The walk was documented on traditional and social media, the name Joe Walker and a corresponding hash tag. Some colleagues showed up and walked a day or two while well-wishers walked in their respective locations.
The morale boost did not mean he was immune to emotions. For instance, he says by day five, as they left Kinoni, things were different.
“Apart from the purpose, I was physically tired, and it had been scorching hot but I am a fan of sunsets. As we left Kinoni Town, there was a beautiful sunset. So, I started jumping and posing for photos, and I came alive and remembered to celebrate every milestone,” he says, adding that celebrating a win gives you energy to aspire for something better. For instance, if you celebrate getting to Lyantonde, you will not miss celebrating Sanga or Mbarara.
“There is no way I could celebrate Mbarara and fail to get to Bushenyi. Every milestone celebrated was fuel to get to the next milestone,” he says.
Walking with a team
The walk had been meticulously planned. Some of its success, Beyanga attributes to the grace of God and the people that believed in his cause and joined him. For example, while looking for his walking gear, he bumped into Aloysius Kabuye, a biker who started a hobby after noticing that he was always finding gear for fellow bikers.
“So, I bumped into his place when I was looking for a shirt. He took me through the different shirts and he kept advising. I picked three shirts, each cost Shs120,000,”he recounts.
He says the shirts have vents that keep you cool when it is hot and they close when it is cold to keep you warm. Kabuye also told him about the different types of socks available.
“I went for the long socks because they hold muscles together,’’ he says.
With two pairs of socks, he would wash one at night, hang it to dry and wear the other the next day. Some of the guys on his team challenged him to be a ‘real’ athlete by using the same pair of socks and shorts for much of the race but he declined.
“I can neither do dirty socks nor shorts, bikers or shirts. That would have hit me psychologically,” he says.
Kabuye did not stop at the sale and recommendations, he regularly called to check on how they were fairing.
But there were other people such as Janet Nakazzi, that gave him a training programme, then Ivan Bamweyana, who had broken down the trip plan, and his pastor Micah Rwothumio.
“At 60 years old, my pastor was with us for the entire walk. The only day he wasn’t with us was when he returned to Kampala to attend a burial,” he says.
Others included Ethan Musolini, Charles Mwaguhya and Brian Mulondo whose Film Garage did much of the coverage. They also had an advance team that to book the food at restaurants.

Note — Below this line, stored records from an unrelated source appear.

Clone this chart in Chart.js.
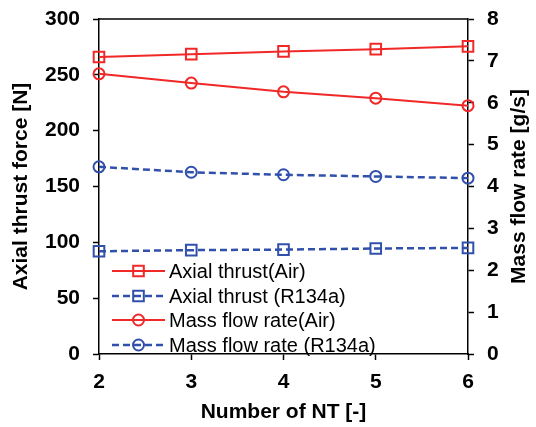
<!DOCTYPE html>
<html>
<head>
<meta charset="utf-8">
<script src="https://cdn.jsdelivr.net/npm/chart.js@4.4.1/dist/chart.umd.min.js"></script>
<style>
  html, body { margin: 0; padding: 0; background: #fff; }
  #wrap { width: 536px; height: 427px; }
</style>
</head>
<body>
<div id="wrap"><canvas id="chart" width="536" height="427"></canvas></div>
<script>
// Dados
const numeroNT = [2, 3, 4, 5, 6];
const empuxoAr = [266, 268.5, 271, 273, 275.5];        // Axial thrust (Air) [N]
const empuxoR134a = [92, 93, 93.5, 94.5, 95];          // Axial thrust (R134a) [N]
const vazaoAr = [6.69, 6.47, 6.26, 6.11, 5.93];        // Mass flow rate (Air) [g/s]
const vazaoR134a = [4.47, 4.34, 4.28, 4.24, 4.2];      // Mass flow rate (R134a) [g/s]
const ticksEmpuxo = [0, 50, 100, 150, 200, 250, 300];
const ticksVazao = [0, 1, 2, 3, 4, 5, 6, 7, 8];

const VERMELHO = '#f02828';
const AZUL = '#3050ac';
const FONTE = "'Liberation Sans', Arial, sans-serif";

function pontos(ys) {
    return numeroNT.map((x, i) => ({ x: x, y: ys[i] }));
}

// Linha superior da caixa + título do eixo direito (lido de baixo para cima)
const caixaPlugin = {
    id: 'caixa',
    afterDraw(chart) {
        const a = chart.chartArea;
        const ctx = chart.ctx;
        ctx.save();
        ctx.strokeStyle = '#000';
        ctx.lineWidth = 1.5;
        ctx.beginPath();
        ctx.moveTo(a.left, a.top);
        ctx.lineTo(a.right, a.top);
        ctx.stroke();

        ctx.translate(519, (a.top + a.bottom) / 2);
        ctx.rotate(-Math.PI / 2);
        ctx.fillStyle = '#000';
        ctx.font = 'bold 21px ' + FONTE;
        ctx.textAlign = 'center';
        ctx.textBaseline = 'middle';
        ctx.fillText('Mass flow rate [g/s]', 0, 0);
        ctx.restore();
    }
};

// Legenda desenhada dentro da área do gráfico, canto inferior esquerdo
const legendaPlugin = {
    id: 'legendaInterna',
    afterDatasetsDraw(chart) {
        const a = chart.chartArea;
        const ctx = chart.ctx;
        const offsets = [83, 58, 34, 9];
        ctx.save();
        chart.data.datasets.forEach((ds, i) => {
            const y = a.bottom - offsets[i];
            const x0 = a.left + 13;
            const x1 = a.left + 66;
            ctx.strokeStyle = ds.borderColor;
            ctx.lineWidth = ds.borderWidth;
            ctx.setLineDash(ds.borderDash || []);
            ctx.beginPath();
            ctx.moveTo(x0, y);
            ctx.lineTo(x1, y);
            ctx.stroke();
            ctx.setLineDash([]);
            ctx.fillStyle = 'rgba(0,0,0,0)';
            ctx.lineWidth = ds.pointBorderWidth;
            Chart.helpers.drawPoint(ctx, {
                pointStyle: ds.pointStyle,
                radius: ds.pointRadius,
                borderWidth: ds.pointBorderWidth,
                rotation: 0
            }, (x0 + x1) / 2, y);
            ctx.fillStyle = '#000';
            ctx.font = '20px ' + FONTE;
            ctx.textBaseline = 'middle';
            ctx.textAlign = 'left';
            ctx.fillText(ds.label, x1 + 4, y + 1);
        });
        ctx.restore();
    }
};

function serie(label, ys, cor, estilo, tracejado, eixo) {
    return {
        label: label,
        data: pontos(ys),
        yAxisID: eixo,
        borderColor: cor,
        backgroundColor: 'rgba(0,0,0,0)',
        borderWidth: tracejado ? 2.5 : 2,
        borderDash: tracejado ? [7, 4] : [],
        pointStyle: estilo,
        pointRadius: estilo === 'rect' ? 7.5 : 5.5,
        pointBorderWidth: 2,
        pointBorderColor: cor,
        pointBackgroundColor: 'rgba(0,0,0,0)',
        tension: 0,
        clip: false
    };
}

const fonteTicks = { family: FONTE, size: 21, weight: 'bold' };
const fonteTitulo = { family: FONTE, size: 21, weight: 'bold' };

// largura fixa do eixo vertical, sem padding extra para os rótulos
function fixaEixoY(largura) {
    return s => {
        s.width = largura;
        s.paddingTop = 0;
        s.paddingBottom = 0;
    };
}

const ctx = document.getElementById('chart');
new Chart(ctx, {
    type: 'line',
    data: {
        datasets: [
            serie('Axial thrust(Air)', empuxoAr, VERMELHO, 'rect', false, 'yL'),
            serie('Axial thrust (R134a)', empuxoR134a, AZUL, 'rect', true, 'yL'),
            serie('Mass flow rate(Air)', vazaoAr, VERMELHO, 'circle', false, 'yR'),
            serie('Mass flow rate (R134a)', vazaoR134a, AZUL, 'circle', true, 'yR')
        ]
    },
    options: {
        responsive: false,
        animation: false,
        events: [],
        layout: { padding: { top: 19, left: 0, right: 0, bottom: 0 } },
        plugins: {
            legend: { display: false },
            tooltip: { enabled: false }
        },
        scales: {
            x: {
                type: 'linear',
                min: 2,
                max: 6,
                afterBuildTicks: s => { s.ticks = numeroNT.map(v => ({ value: v })); },
                afterFit: s => { s.height = 73; s.paddingLeft = 0; s.paddingRight = 0; },
                grid: { drawOnChartArea: false, drawTicks: true, tickLength: 6, tickColor: '#000', tickWidth: 1.5 },
                border: { display: true, color: '#000', width: 1.5 },
                ticks: { color: '#000', padding: 10, font: fonteTicks },
                title: {
                    display: true, text: 'Number of NT [-]', color: '#000',
                    padding: { top: 0, bottom: 2 },
                    font: fonteTitulo
                }
            },
            yL: {
                type: 'linear',
                position: 'left',
                min: 0,
                max: 300,
                afterBuildTicks: s => { s.ticks = ticksEmpuxo.map(v => ({ value: v })); },
                afterFit: fixaEixoY(99),
                grid: { drawOnChartArea: false, drawTicks: true, tickLength: 6, tickColor: '#000', tickWidth: 1.5 },
                border: { display: true, color: '#000', width: 1.5 },
                ticks: { color: '#000', padding: 13, font: fonteTicks },
                title: {
                    display: true, text: 'Axial thrust force [N]', color: '#000',
                    padding: { top: 9, bottom: 0 },
                    font: fonteTitulo
                }
            },
            yR: {
                type: 'linear',
                position: 'right',
                min: 0,
                max: 8,
                afterBuildTicks: s => { s.ticks = ticksVazao.map(v => ({ value: v })); },
                afterFit: fixaEixoY(68),
                grid: { drawOnChartArea: false, drawTicks: true, tickLength: 6, tickColor: '#000', tickWidth: 1.5 },
                border: { display: true, color: '#000', width: 1.5 },
                ticks: { color: '#000', padding: 13, font: fonteTicks },
                title: { display: false }
            }
        }
    },
    plugins: [caixaPlugin, legendaPlugin]
});
</script>
</body>
</html>
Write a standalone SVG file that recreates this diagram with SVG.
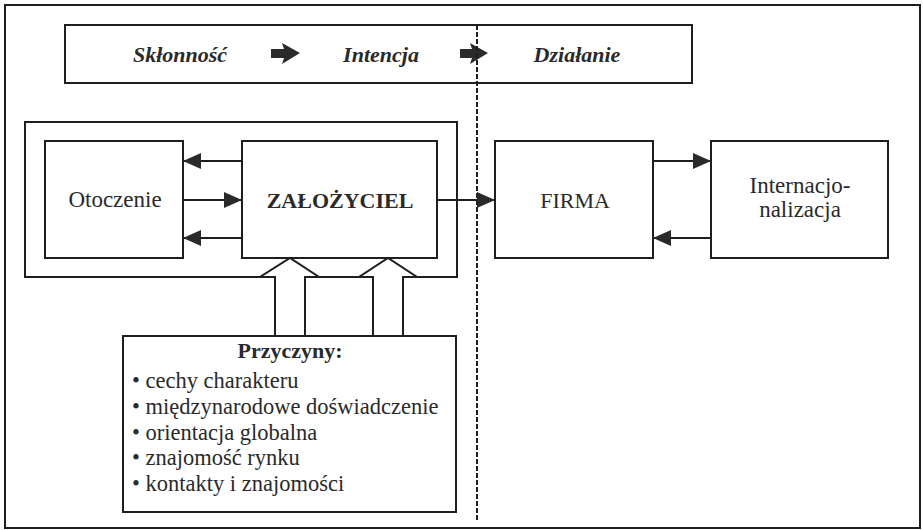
<svg xmlns="http://www.w3.org/2000/svg" width="923" height="530" viewBox="0 0 923 530">
<defs>
<style>
.box{fill:#fff;stroke:#1e1e1e;stroke-width:2}
.ln{fill:none;stroke:#1e1e1e;stroke-width:2}
.t{font-family:"Liberation Serif","DejaVu Serif",serif;font-size:22px;fill:#2a2a2a}
.li{font-size:22.5px}
.b{font-weight:bold}
.bi{font-weight:bold;font-style:italic}
.m{text-anchor:middle}
.blk{fill:#2a2a2a}
</style>
<marker id="ah" viewBox="0 0 18 16" refX="18" refY="8" markerWidth="18" markerHeight="16" markerUnits="userSpaceOnUse" orient="auto">
<path d="M0,0 L18,8 L0,16 Z" fill="#2a2a2a"/>
</marker>
</defs>
<rect x="0" y="0" width="923" height="530" fill="#fff"/>
<rect id="frame" x="5" y="5" width="915" height="523" class="ln"/>

<g id="phases">
<rect x="65" y="25" width="627" height="58" class="box"/>
<text class="t bi m" x="180" y="62">Skłonność</text>
<text class="t bi m" x="381" y="62">Intencja</text>
<text class="t bi m" x="577" y="62">Działanie</text>
<path class="blk" d="M271,49 L284,49 L282,43 L300,53 L282,64 L284,58 L271,58 Z"/>
<path class="blk" d="M460,49 L472,49 L470,43 L488,53 L470,64 L472,58 L460,58 Z"/>
</g>

<g id="container">
<path class="ln" d="M403,277 L457,277 L457,122 L25,122 L25,277 L275,277 M305,277 L373,277"/>
</g>

<g id="otoczenie">
<rect x="45" y="141" width="138" height="117" class="box"/>
<text class="t m" style="font-size:23px" x="115" y="207">Otoczenie</text>
</g>

<g id="zalozyciel">
<rect x="242" y="141" width="195" height="117" class="box"/>
<text class="t b m" x="340" y="208">ZAŁOŻYCIEL</text>
</g>

<g id="firma">
<rect x="495" y="141" width="158" height="117" class="box"/>
<text class="t m" x="575" y="208">FIRMA</text>
</g>

<g id="internacjonalizacja">
<rect x="711" y="141" width="177" height="117" class="box"/>
<text class="t m" style="font-size:23px" x="800" y="193">Internacjo-</text>
<text class="t m" style="font-size:23px" x="800" y="217">nalizacja</text>
</g>

<g id="przyczyny">
<rect x="123" y="336" width="333" height="176" class="box"/>
<text class="t b m" x="290" y="358">Przyczyny:</text>
<text class="t li" x="132" y="388">• cechy charakteru</text>
<text class="t li" x="132" y="414">• międzynarodowe doświadczenie</text>
<text class="t li" x="132" y="440">• orientacja globalna</text>
<text class="t li" x="132" y="465">• znajomość rynku</text>
<text class="t li" x="132" y="491">• kontakty i znajomości</text>
</g>

<g id="connectors">
<line class="ln" x1="477" y1="25" x2="477" y2="521" stroke-width="3" stroke-dasharray="5,2"/>
<line class="ln" x1="242" y1="161" x2="183" y2="161" marker-end="url(#ah)"/>
<line class="ln" x1="183" y1="200" x2="242" y2="200" marker-end="url(#ah)"/>
<line class="ln" x1="242" y1="238" x2="183" y2="238" marker-end="url(#ah)"/>
<line class="ln" x1="437" y1="200" x2="495" y2="200" marker-end="url(#ah)"/>
<line class="ln" x1="653" y1="161" x2="711" y2="161" marker-end="url(#ah)"/>
<line class="ln" x1="711" y1="238" x2="653" y2="238" marker-end="url(#ah)"/>
<path class="ln" d="M275,335 L275,277 L260,277 L290,258 L319,277 L305,277 L305,335"/>
<path class="ln" d="M373,335 L373,277 L359,277 L388,258 L417,277 L403,277 L403,335"/>
</g>
</svg>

The main purpose of the walk was to create awareness about road safety. Were the people they met as they walked, in sync with the message they were spreading?
On the first day, he says as they walked through Queen’s Way, some people hurled insults at them, yet at Natete, the reception was different because some of them had watched parts of the walk earlier on NTV.
“Boda boda guys started calling me Rasta w’engudo (because of the KFM yellow bandana) and that was an icebreaker into conversation,” he says, adding that as they got to places such as Buwama, school children that had also watched him on TV were already calling out Joe Walker.
Originally, he says he was not intending to have a dress code punctuated with a bandana but when people started identifying him that way, he let it be. Some showed sentiments with his choice of bandana colour but appreciated his cause.
“You would meet old people that took a day off from the garden to wait for you. There is a boda boda rider we met and told us he had only Shs2,000 but gave us Shs1,000 to buy water,” he says.
Then, there were other cyclists they met who had their stories of the road carnage, one for instance had been involved in an accident while driving a truck.
As they entered Mbarara, they met a one Kato, who had waited for them at the point where he lost his brother.
“He works in Kampala but when he heard about the walk, he travelled to Mbarara to wait for us at the point he lost his brother. It is people like those that engage with us. It is the people that came on Twitter and Facebook…There was a policeman when we reached Mbirizi a bit late and he said, ‘there was no way I was leaving my post before Joe Walker entered my town and now that you have come, I can go home knowing that you are comfortable’,” he says.
When you read the news, he says, there are usually numbers of people that die on the road. During the walk, they put a face to the numbers, they met colleagues and relatives of these people.
“We met school children that could not cross the road because the person that used to help them was knocked by a car,” he says.
Final lap
On the eve of the final day, Beyanga had looked at his map and noticed it was over. Then, he started thinking of what happens after the walk.
“We started the final day in Kabwohe, it was the only day I did not have breakfast. As we approached Bushenyi, I noticed I was hungry and I did not have money, but because some of these people in the markets here had been following the story were excited to receive us. I asked the women for raw sweet potatoes and they gave me as much but I picked two,” he says.
Then, he was finally in Bushenyi. Elders, school teachers, his mother and his wife were all there for it.
“I don’t even know how I felt, but I was excited,” he says.
That day had various stops, a sports ground at a primary school where he planted trees as part of a fence. He says, when children are playing most of the time, the ball crosses into the road and the trees planted are intended to prevent.
Other trees were planted at a church that his father helped build, more trees at Ncucumo Primary School, his former school. It is after all this that he started retracing the route he used while going to school as a child.
“When we reached home, it was a party. People had cooked, but before we joined in the celebration, we planted a tree,” he says, “we almost planted a forest.”
At home, his team thought all was done and thus were even making plans of getting back to Kampala; “But my idea of Kampala to Bushenyi wasn’t leaving Kampala to come home,” he says.
At around 3pm, he told his team that there were more than 12km to go, and thus started planning for accommodation.
Soon, they made it to Bushenyi Town and just like before, he celebrated that win with a picture that was later shared on social media to celebrate his feat.
Today, after a few rests, he has started in the hills of Kampala again, he hopes to get to his best again as he braces for more walks in future.
The grit
He says this is just the beginning of more walks and awareness but above all, he says there were many lessons he picked while on the road, the most important one: “The body never gets tired, it’s the mind that gives up.”